*Brief*
All of the lines below are to be printed again exactly; images are excluded from the output.

*Data excerpt*
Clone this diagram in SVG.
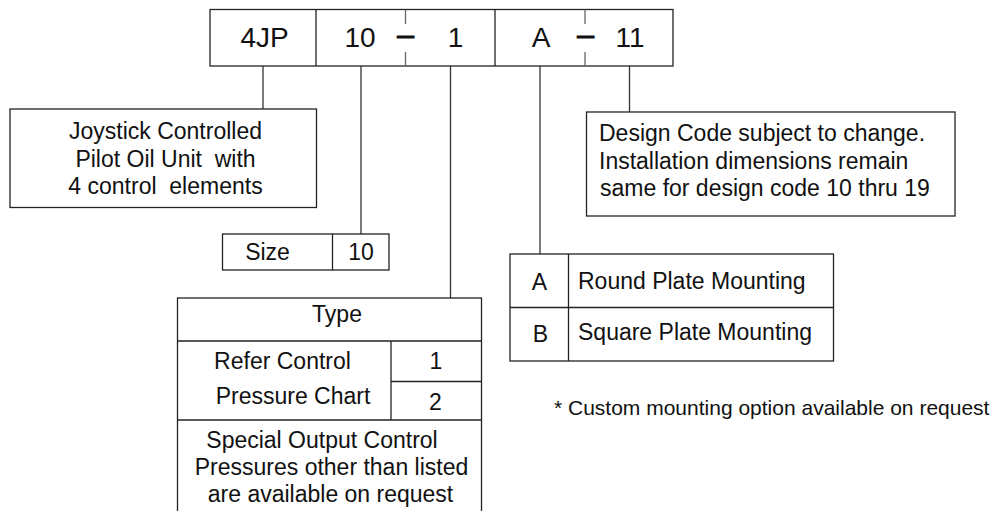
<svg xmlns="http://www.w3.org/2000/svg" width="998" height="511" viewBox="0 0 998 511">
<style>
.box{fill:#fff;stroke:#222;stroke-width:1.3}
.ln{stroke:#222;stroke-width:1.3;fill:none}
.tick{stroke:#666;stroke-width:1.3}
.conn line{stroke:#333;stroke-width:1.3}
text{font-family:"Liberation Sans",Arial,Helvetica,sans-serif;fill:#111}
.big{font-size:28px;text-anchor:middle}
.dash{font-size:30px;text-anchor:middle;stroke:#111;stroke-width:1.2}
.t{font-size:23px}
.c{text-anchor:middle}
.note{font-size:21px}
</style>
<rect width="998" height="511" fill="#fff"/>
<g id="connectors" class="conn">
<line x1="263" y1="66" x2="263" y2="109"/>
<line x1="361" y1="66" x2="361" y2="234"/>
<line x1="450.5" y1="66" x2="450.5" y2="298"/>
<line x1="540" y1="66" x2="540" y2="254"/>
<line x1="629.5" y1="66" x2="629.5" y2="112"/>
</g>
<g id="code">
<rect class="box" x="210" y="9.5" width="463" height="56.5"/>
<line class="ln" x1="316" y1="9.5" x2="316" y2="66"/>
<line class="ln" x1="495" y1="9.5" x2="495" y2="66"/>
<line class="tick" x1="405.5" y1="9.5" x2="405.5" y2="24"/>
<line class="tick" x1="405.5" y1="52" x2="405.5" y2="66"/>
<line class="tick" x1="585" y1="9.5" x2="585" y2="24"/>
<line class="tick" x1="585" y1="52" x2="585" y2="66"/>
<text class="big" x="264.5" y="46.5">4JP</text>
<text class="big" x="360" y="46.5">10</text>
<text class="dash" x="405.5" y="45">–</text>
<text class="big" x="455.5" y="46.5">1</text>
<text class="big" x="541" y="46.5">A</text>
<text class="dash" x="585.5" y="45">–</text>
<text class="big" x="630" y="46.5">11</text>
</g>
<g id="unit">
<rect class="box" x="10" y="109" width="306.5" height="98.5"/>
<text class="t c" x="165.5" y="139">Joystick Controlled</text>
<text class="t c" x="165.5" y="166.5" xml:space="preserve">Pilot Oil Unit  with</text>
<text class="t c" x="165.5" y="194" xml:space="preserve">4 control  elements</text>
</g>
<g id="size">
<rect class="box" x="222.5" y="234" width="166.5" height="36"/>
<line class="ln" x1="332.5" y1="234" x2="332.5" y2="270"/>
<text class="t c" x="267.5" y="260">Size</text>
<text class="t c" x="361" y="260">10</text>
</g>
<g id="type">
<rect class="box" x="177.5" y="298" width="304" height="230"/>
<line class="ln" x1="177.5" y1="341" x2="481.5" y2="341"/>
<line class="ln" x1="177.5" y1="420" x2="481.5" y2="420"/>
<line class="ln" x1="391" y1="341" x2="391" y2="420"/>
<line class="ln" x1="391" y1="381.5" x2="481.5" y2="381.5"/>
<text class="t c" x="337" y="321.5">Type</text>
<text class="t c" x="282.5" y="369">Refer Control</text>
<text class="t c" x="293" y="404">Pressure Chart</text>
<text class="t c" x="436" y="369">1</text>
<text class="t c" x="435.5" y="410">2</text>
<text class="t c" x="322" y="447.5">Special Output Control</text>
<text class="t c" x="331.5" y="475">Pressures other than listed</text>
<text class="t c" x="330.5" y="502">are available on request</text>
</g>
<g id="mounting">
<rect class="box" x="510" y="254" width="323.5" height="107"/>
<line class="ln" x1="510" y1="307.5" x2="833.5" y2="307.5"/>
<line class="ln" x1="568.5" y1="254" x2="568.5" y2="361"/>
<text class="t c" x="539.5" y="290">A</text>
<text class="t c" x="540.5" y="342">B</text>
<text class="t" x="578" y="288.5">Round Plate Mounting</text>
<text class="t" x="578" y="340">Square Plate Mounting</text>
</g>
<g id="design">
<rect class="box" x="586.5" y="112" width="368.5" height="104"/>
<text class="t" x="599" y="140.5">Design Code subject to change.</text>
<text class="t" x="599" y="168.5">Installation dimensions remain</text>
<text class="t" x="600" y="196">same for design code 10 thru 19</text>
</g>
<g id="custom">
<text class="note" x="554" y="415">* Custom mounting option available on request</text>
</g>
</svg>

*Output below*
Clone this diagram in SVG.
<svg xmlns="http://www.w3.org/2000/svg" width="998" height="511" viewBox="0 0 998 511">
<style>
.box{fill:#fff;stroke:#222;stroke-width:1.3}
.ln{stroke:#222;stroke-width:1.3;fill:none}
.tick{stroke:#666;stroke-width:1.3}
.conn line{stroke:#333;stroke-width:1.3}
text{font-family:"Liberation Sans",Arial,Helvetica,sans-serif;fill:#111}
.big{font-size:28px;text-anchor:middle}
.dash{font-size:30px;text-anchor:middle;stroke:#111;stroke-width:1.2}
.t{font-size:23px}
.c{text-anchor:middle}
.note{font-size:21px}
</style>
<rect width="998" height="511" fill="#fff"/>
<g id="connectors" class="conn">
<line x1="263" y1="66" x2="263" y2="109"/>
<line x1="361" y1="66" x2="361" y2="234"/>
<line x1="450.5" y1="66" x2="450.5" y2="298"/>
<line x1="540" y1="66" x2="540" y2="254"/>
<line x1="629.5" y1="66" x2="629.5" y2="112"/>
</g>
<g id="code">
<rect class="box" x="210" y="9.5" width="463" height="56.5"/>
<line class="ln" x1="316" y1="9.5" x2="316" y2="66"/>
<line class="ln" x1="495" y1="9.5" x2="495" y2="66"/>
<line class="tick" x1="405.5" y1="9.5" x2="405.5" y2="24"/>
<line class="tick" x1="405.5" y1="52" x2="405.5" y2="66"/>
<line class="tick" x1="585" y1="9.5" x2="585" y2="24"/>
<line class="tick" x1="585" y1="52" x2="585" y2="66"/>
<text class="big" x="264.5" y="46.5">4JP</text>
<text class="big" x="360" y="46.5">10</text>
<text class="dash" x="405.5" y="45">–</text>
<text class="big" x="455.5" y="46.5">1</text>
<text class="big" x="541" y="46.5">A</text>
<text class="dash" x="585.5" y="45">–</text>
<text class="big" x="630" y="46.5">11</text>
</g>
<g id="unit">
<rect class="box" x="10" y="109" width="306.5" height="98.5"/>
<text class="t c" x="165.5" y="139">Joystick Controlled</text>
<text class="t c" x="165.5" y="166.5" xml:space="preserve">Pilot Oil Unit  with</text>
<text class="t c" x="165.5" y="194" xml:space="preserve">4 control  elements</text>
</g>
<g id="size">
<rect class="box" x="222.5" y="234" width="166.5" height="36"/>
<line class="ln" x1="332.5" y1="234" x2="332.5" y2="270"/>
<text class="t c" x="267.5" y="260">Size</text>
<text class="t c" x="361" y="260">10</text>
</g>
<g id="type">
<rect class="box" x="177.5" y="298" width="304" height="230"/>
<line class="ln" x1="177.5" y1="341" x2="481.5" y2="341"/>
<line class="ln" x1="177.5" y1="420" x2="481.5" y2="420"/>
<line class="ln" x1="391" y1="341" x2="391" y2="420"/>
<line class="ln" x1="391" y1="381.5" x2="481.5" y2="381.5"/>
<text class="t c" x="337" y="321.5">Type</text>
<text class="t c" x="282.5" y="369">Refer Control</text>
<text class="t c" x="293" y="404">Pressure Chart</text>
<text class="t c" x="436" y="369">1</text>
<text class="t c" x="435.5" y="410">2</text>
<text class="t c" x="322" y="447.5">Special Output Control</text>
<text class="t c" x="331.5" y="475">Pressures other than listed</text>
<text class="t c" x="330.5" y="502">are available on request</text>
</g>
<g id="mounting">
<rect class="box" x="510" y="254" width="323.5" height="107"/>
<line class="ln" x1="510" y1="307.5" x2="833.5" y2="307.5"/>
<line class="ln" x1="568.5" y1="254" x2="568.5" y2="361"/>
<text class="t c" x="539.5" y="290">A</text>
<text class="t c" x="540.5" y="342">B</text>
<text class="t" x="578" y="288.5">Round Plate Mounting</text>
<text class="t" x="578" y="340">Square Plate Mounting</text>
</g>
<g id="design">
<rect class="box" x="586.5" y="112" width="368.5" height="104"/>
<text class="t" x="599" y="140.5">Design Code subject to change.</text>
<text class="t" x="599" y="168.5">Installation dimensions remain</text>
<text class="t" x="600" y="196">same for design code 10 thru 19</text>
</g>
<g id="custom">
<text class="note" x="554" y="415">* Custom mounting option available on request</text>
</g>
</svg>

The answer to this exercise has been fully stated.